Despite the incentives – both financial and in terms of stress on the body – Anderson is adamant that, even if he was starting his career now, he would not be seduced into a future as a T20 specialist.
“I was brought up in an era where Test cricket was the pinnacle,” he says. “Even as a teenager that’s all I wanted to do. One-day cricket I enjoyed, but it was always Test cricket for me that interested me and the reason why I wanted to play.
“I have always played cricket to challenge myself. I have always wanted to improve and succeed at the highest level. And for me, the highest level is Test cricket. It has just got that extra something about it. It is tougher mentally, it is tougher physically and when you win a five-day game you feel a real sense of achievement. I certainly wouldn’t get that from bowling four overs for 56. So no, I would absolutely not go down that route.
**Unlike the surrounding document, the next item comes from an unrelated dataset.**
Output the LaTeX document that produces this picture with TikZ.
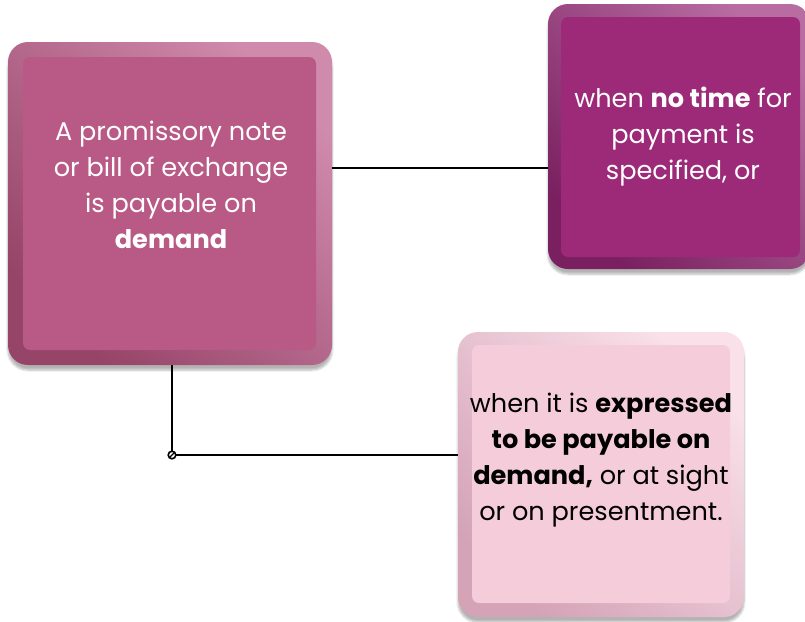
\documentclass[tikz,border=0pt]{standalone}
\usepackage{fontspec}
\setmainfont{Poppins}
\usetikzlibrary{shadows.blur,calc}
\definecolor{aMain}{HTML}{B85A85}
\definecolor{aLight}{HTML}{D08AAC}
\definecolor{aDark}{HTML}{964468}
\definecolor{bMain}{HTML}{9C2A78}
\definecolor{bLight}{HTML}{B86CA2}
\definecolor{bDark}{HTML}{7A2060}
\definecolor{cMain}{HTML}{F5CCDA}
\definecolor{cLight}{HTML}{F9E0E9}
\definecolor{cDark}{HTML}{D4A3B6}
\tikzset{
  outerbox/.style={rounded corners=20pt, inner sep=0pt,
    blur shadow={shadow xshift=0pt, shadow yshift=-5pt, shadow blur steps=6, shadow opacity=30}},
  diag/.style={shading angle=-45},
  boxtext/.style={align=center, font=\fontsize{25.6}{36}\selectfont, inner sep=0pt},
  link/.style={draw=black, line width=1.3pt}
}
\begin{document}
\begin{tikzpicture}[x=1pt,y=-1pt]
\useasboundingbox (0,0) rectangle (805,621);
% box 1
\node[outerbox, top color=aLight, bottom color=aDark, diag, minimum width=324pt, minimum height=323pt] (b1) at (170,203.5) {};
\fill[aMain, rounded corners=7pt] (23,57) rectangle (316,350);
\node[boxtext, text=white] (t1) at (171,185) {A promissory note\\or bill of exchange\\is payable on\\\textbf{demand}};
% box 2
\node[outerbox, top color=bLight, bottom color=bDark, diag, minimum width=262pt, minimum height=265pt] (b2) at (679,136.5) {};
\fill[bMain, rounded corners=7pt] (561,17) rectangle (800,257);
\node[boxtext, text=white] (t2) at (683,137) {when \textbf{no time} for\\payment is\\specified, or};
% box 3
\node[outerbox, top color=cLight, bottom color=cDark, diag, minimum width=286pt, minimum height=285pt] (b3) at (601,474.5) {};
\fill[cMain, rounded corners=7pt] (472,345) rectangle (730,603);
\node[boxtext, text=black] (t3) at (601,460) {when it is \textbf{expressed}\\\textbf{to be payable on}\\\textbf{demand,} or at sight\\or on presentment.};
% connectors
\coordinate (h1) at (440,168);
\coordinate (j) at (172,455);
\draw[link] (b1.east |- h1) -- (b2.west |- h1);
\draw[link] (b1.south -| j) -- (j) -- (b3.west |- j);
\draw[black, line width=1.6pt, fill=white] (j) circle (3.8pt);
\draw[black, line width=1.2pt] ($(j)+(-2.7,2.7)$) -- ($(j)+(2.7,-2.7)$);
\end{tikzpicture}
\end{document}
“There is still a huge amount of support out there for all three formats. When we play Test cricket in England there are lots of kids who watch a full day’s play. I am sure there is still interest out there.
“From an England perspective, we need to start winning series more consistently to give people that ambition. And it’s the players’ duty, first and foremost, to champion all three formats when we get the chance. All we can do as players is try to promote the game. Then it’s down to people to keep coming to watch.”